Spirituality is a categorical term of interactions.
In a way, it's a conceptual term similar to "relating".
We understand that "relating" to someone or something is not a thing in itself, but instead a concept of interactions which is full of many smaller constituents within the blanketed categorical label of "relating".
We also understand that there is no inherent standard for "relating", but that such is instead subjective to a wide range of interactions and outcomes.
Spirituality is quite similar to this.
It is a term for a set of actions of interaction that refer to a mixture of constituents.
I listed a sort of neurological 'bottom-line' definition for spirituality; one which seeks to answer the question by defining the absolute neurological requirement for the interaction to occur.
This, however, will not suffice as a description of the experience itself experientially; much as Myriad was pointing out in his post.
As such, when we hear people generally describing what spirituality is; we are hearing the explanation of the experience they have in interaction.
This is somewhat like asking everyone what 'marriage' is and understanding that the answers we receive will tell us more about what marriage is like for each person answering than it tells us anything about marriage as an empirical archetype.
The empirical definition of human interactions typically fails to encompass the experiential scope of such interactions, and as such, fails to capture the sensation in the definition; as my definition of spirituality fails to capture such.
As such, we can hardly stop at "awe" and call it a day.
Awe doesn't really cover the quantification of a spiritual experience.

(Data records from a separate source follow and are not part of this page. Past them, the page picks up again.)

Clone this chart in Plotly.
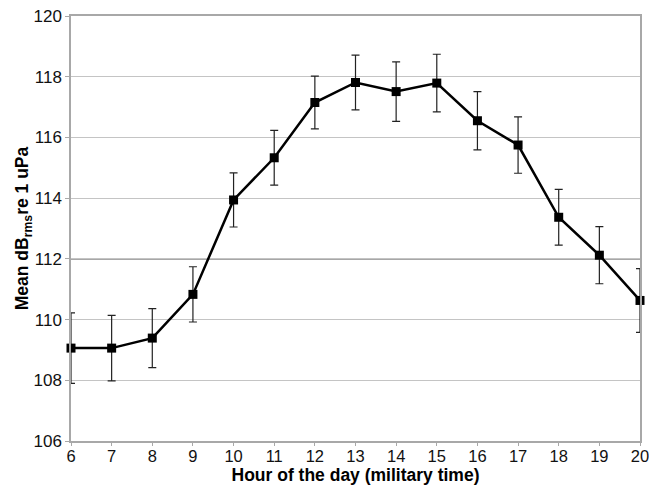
import plotly.graph_objects as go

hours = [6, 7, 8, 9, 10, 11, 12, 13, 14, 15, 16, 17, 18, 19, 20]
mean_db = [109.06, 109.06, 109.39, 110.83, 113.94, 115.33, 117.15, 117.81,
           117.51, 117.79, 116.55, 115.75, 113.37, 112.12, 110.63]
err_db = [1.16, 1.08, 0.97, 0.91, 0.89, 0.90, 0.87, 0.90,
          0.98, 0.95, 0.96, 0.93, 0.92, 0.94, 1.05]

x_title = "Hour of the day (military time)"
y_title = "Mean dB<sub>rms</sub>re 1 uPa"

fig = go.Figure()
fig.add_trace(go.Scatter(
    x=hours, y=mean_db,
    mode="lines+markers",
    line=dict(color="black", width=2.5),
    marker=dict(symbol="square", size=9, color="black"),
    error_y=dict(type="data", array=err_db, visible=True,
                 color="#222222", thickness=1.2, width=4),
    cliponaxis=False,
    showlegend=False,
))

# darker reference gridline at 112, as in the original
fig.add_shape(type="line", xref="paper", x0=0, x1=1, yref="y", y0=112, y1=112,
              line=dict(color="#8a8a8a", width=1.6), layer="between")

font_family = "Liberation Sans, Arial, sans-serif"

fig.update_layout(
    width=649, height=496,
    margin=dict(l=71, r=9, t=16, b=55),
    paper_bgcolor="white", plot_bgcolor="white",
    font=dict(family=font_family, color="black", size=17),
)
fig.update_xaxes(
    range=[6, 20], tickmode="array", tickvals=hours,
    showgrid=False, zeroline=False, automargin=False,
    showline=True, linecolor="#a8a8a8", linewidth=1.5, mirror=True,
    ticks="outside", ticklen=3, tickcolor="#a8a8a8", ticklabelstandoff=-4,
    ticklabeloverflow="allow",
    tickfont=dict(size=16.5, color="#111111"),
    title=dict(text=x_title, font=dict(size=17.5, family=font_family, weight="bold"), standoff=0),
)
fig.update_yaxes(
    range=[106, 120], dtick=2,
    showgrid=True, gridcolor="#c4c4c4", gridwidth=1, zeroline=False, automargin=False,
    showline=True, linecolor="#a8a8a8", linewidth=1.5, mirror=True,
    ticks="outside", ticklen=4, tickcolor="#a8a8a8",
    tickfont=dict(size=17, color="#111111"),
    title=dict(text=y_title, font=dict(size=17.5, family=font_family, weight="bold"), standoff=0),
)

fig.write_html("out.html")
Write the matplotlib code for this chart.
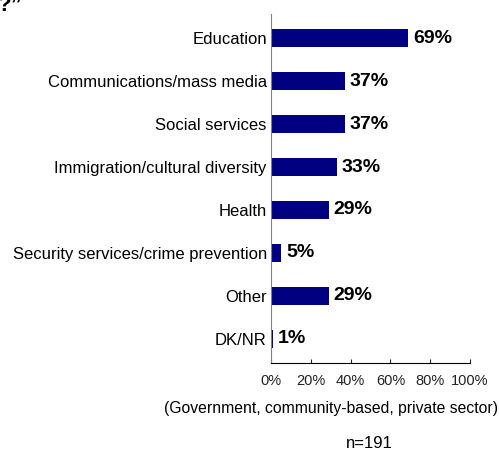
import matplotlib
matplotlib.use("Agg")
import matplotlib.pyplot as plt
from matplotlib.ticker import PercentFormatter

plt.rcParams['font.family'] = ['Liberation Sans', 'DejaVu Sans']

categories = ["Education", "Communications/mass media", "Social services",
              "Immigration/cultural diversity", "Health",
              "Security services/crime prevention", "Other", "DK/NR"]
values = [69, 37, 37, 33, 29, 5, 29, 1]
xticks = [0, 20, 40, 60, 80, 100]

fig = plt.figure(figsize=(4.99, 4.54), dpi=100)
ax = fig.add_axes([271 / 499, 1 - 363 / 454, 199 / 499, 349 / 454])

pos = list(range(len(categories)))
ax.barh(pos, values, height=0.4, color="#000080")
for p, v in zip(pos, values):
    ax.text(v + 2.5, p, f"{v}%", va="center", ha="left", fontsize=14, fontweight="bold")

ax.set_ylim(len(categories) - 0.44, -0.56)
ax.set_xlim(0, 100)
ax.set_yticks(pos)
ax.set_yticklabels(categories, fontsize=12)
ax.tick_params(axis="y", length=0, pad=3)
ax.set_xticks(xticks)
ax.xaxis.set_major_formatter(PercentFormatter(decimals=0))
ax.tick_params(axis="x", direction="in", length=3, labelsize=10.5, pad=8, colors="#222222")

for s in ["top", "right"]:
    ax.spines[s].set_visible(False)
ax.spines["left"].set_color("#808080")
ax.spines["bottom"].set_color("black")

fig.text(331 / 499, 1 - 409 / 454, "(Government, community-based, private sector)",
         ha="center", va="center", fontsize=11.3)
fig.text(369 / 499, 1 - 443 / 454, "n=191", ha="center", va="center", fontsize=12)
fig.text(-0.004, 1 - 11 / 454, "?\u201d", ha="left", va="baseline", fontsize=16, fontweight="bold")

fig.savefig("out.png", dpi=100)
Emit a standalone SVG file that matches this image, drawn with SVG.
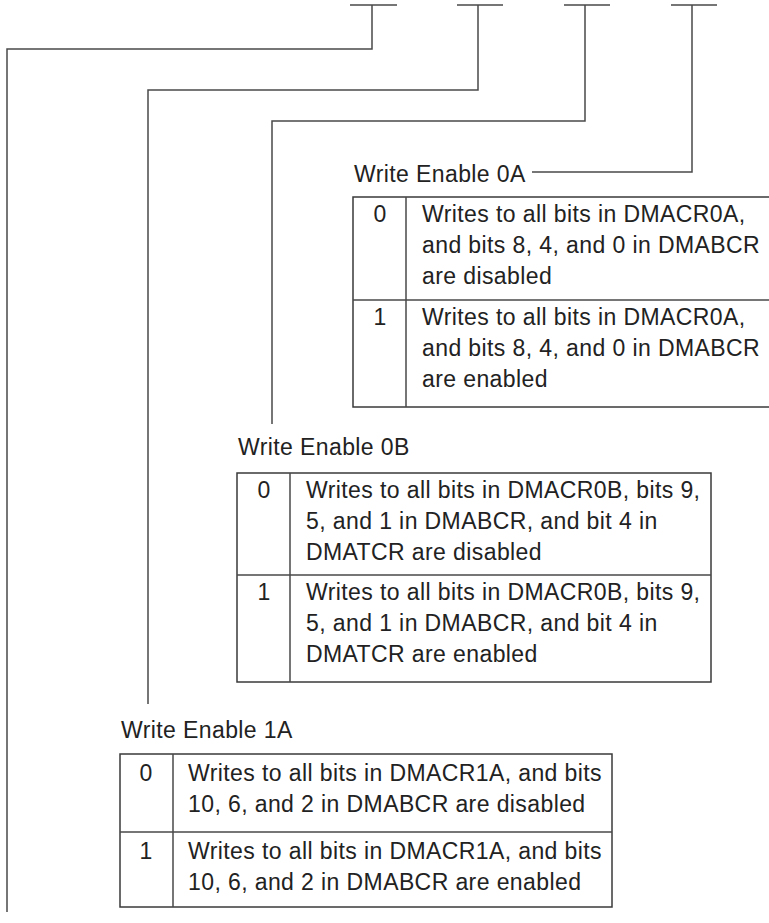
<svg xmlns="http://www.w3.org/2000/svg" width="769" height="923" viewBox="0 0 769 923">
<style>
.ln{fill:none;stroke:#4a4a4a;stroke-width:1.5}
.bx{fill:#fff;stroke:#3a3a3a;stroke-width:1.5}
.t{font-family:"Liberation Sans",Arial,sans-serif;font-size:23px;fill:#222;letter-spacing:0.4px}
.d{text-anchor:middle}
</style>
<rect width="769" height="923" fill="#fff"/>
<g id="connectors" class="ln">
<path d="M350 5H397M457 5H503M564 5H610M671 5H717"/>
<path d="M372 5V49H7V912"/>
<path d="M478 5V90H148V704"/>
<path d="M585 5V121H272V424"/>
<path d="M692 5V172H532"/>
</g>
<g id="we0a">
<text class="t" x="354" y="182">Write Enable 0A</text>
<rect class="bx" x="353" y="197" width="430" height="210"/>
<path class="ln" d="M406 197V407M353 300H783"/>
<text class="t d" x="380" y="222">0</text>
<text class="t" x="422" y="222">Writes to all bits in DMACR0A,</text>
<text class="t" x="422" y="253">and bits 8, 4, and 0 in DMABCR</text>
<text class="t" x="422" y="284">are disabled</text>
<text class="t d" x="380" y="325">1</text>
<text class="t" x="422" y="325">Writes to all bits in DMACR0A,</text>
<text class="t" x="422" y="356">and bits 8, 4, and 0 in DMABCR</text>
<text class="t" x="422" y="387">are enabled</text>
</g>
<g id="we0b">
<text class="t" x="238" y="455">Write Enable 0B</text>
<rect class="bx" x="237" y="473" width="474" height="209"/>
<path class="ln" d="M290 473V682M237 575H711"/>
<text class="t d" x="264" y="498">0</text>
<text class="t" x="306" y="498">Writes to all bits in DMACR0B, bits 9,</text>
<text class="t" x="306" y="529">5, and 1 in DMABCR, and bit 4 in</text>
<text class="t" x="306" y="560">DMATCR are disabled</text>
<text class="t d" x="264" y="600">1</text>
<text class="t" x="306" y="600">Writes to all bits in DMACR0B, bits 9,</text>
<text class="t" x="306" y="631">5, and 1 in DMABCR, and bit 4 in</text>
<text class="t" x="306" y="662">DMATCR are enabled</text>
</g>
<g id="we1a">
<text class="t" x="121" y="738">Write Enable 1A</text>
<rect class="bx" x="120" y="754" width="492" height="153"/>
<path class="ln" d="M173 754V907M120 832H612"/>
<text class="t d" x="146" y="781">0</text>
<text class="t" x="188" y="781">Writes to all bits in DMACR1A, and bits</text>
<text class="t" x="188" y="812">10, 6, and 2 in DMABCR are disabled</text>
<text class="t d" x="146" y="859">1</text>
<text class="t" x="188" y="859">Writes to all bits in DMACR1A, and bits</text>
<text class="t" x="188" y="890">10, 6, and 2 in DMABCR are enabled</text>
</g>
</svg>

In fact, I would propose that any definition itself will always fail to properly encompass the definition of spirituality accurately just as much as the same is the case with any human emotional experience of relation and expression.

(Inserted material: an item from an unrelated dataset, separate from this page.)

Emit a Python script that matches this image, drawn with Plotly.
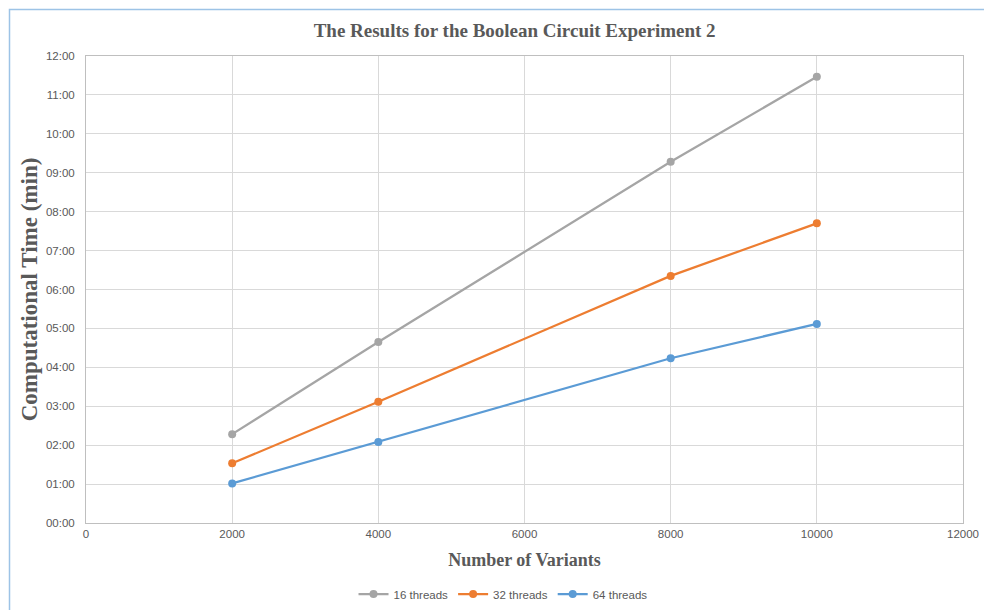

Some things are better comprehended experientially, rather than definitively.
The best that I can offer is to use poetics and state that spirituality is an orchestra of deep emotions moved to an arrangement of sensual experiences in a dance of reverence and feeling, and from which alters the perception of the individual after the experience due to the emotional exchange with the event.
I believe one of the most important factors in this is that it is "
with the event", and not "
of the event".
Personalization is very strong in spiritual experiences.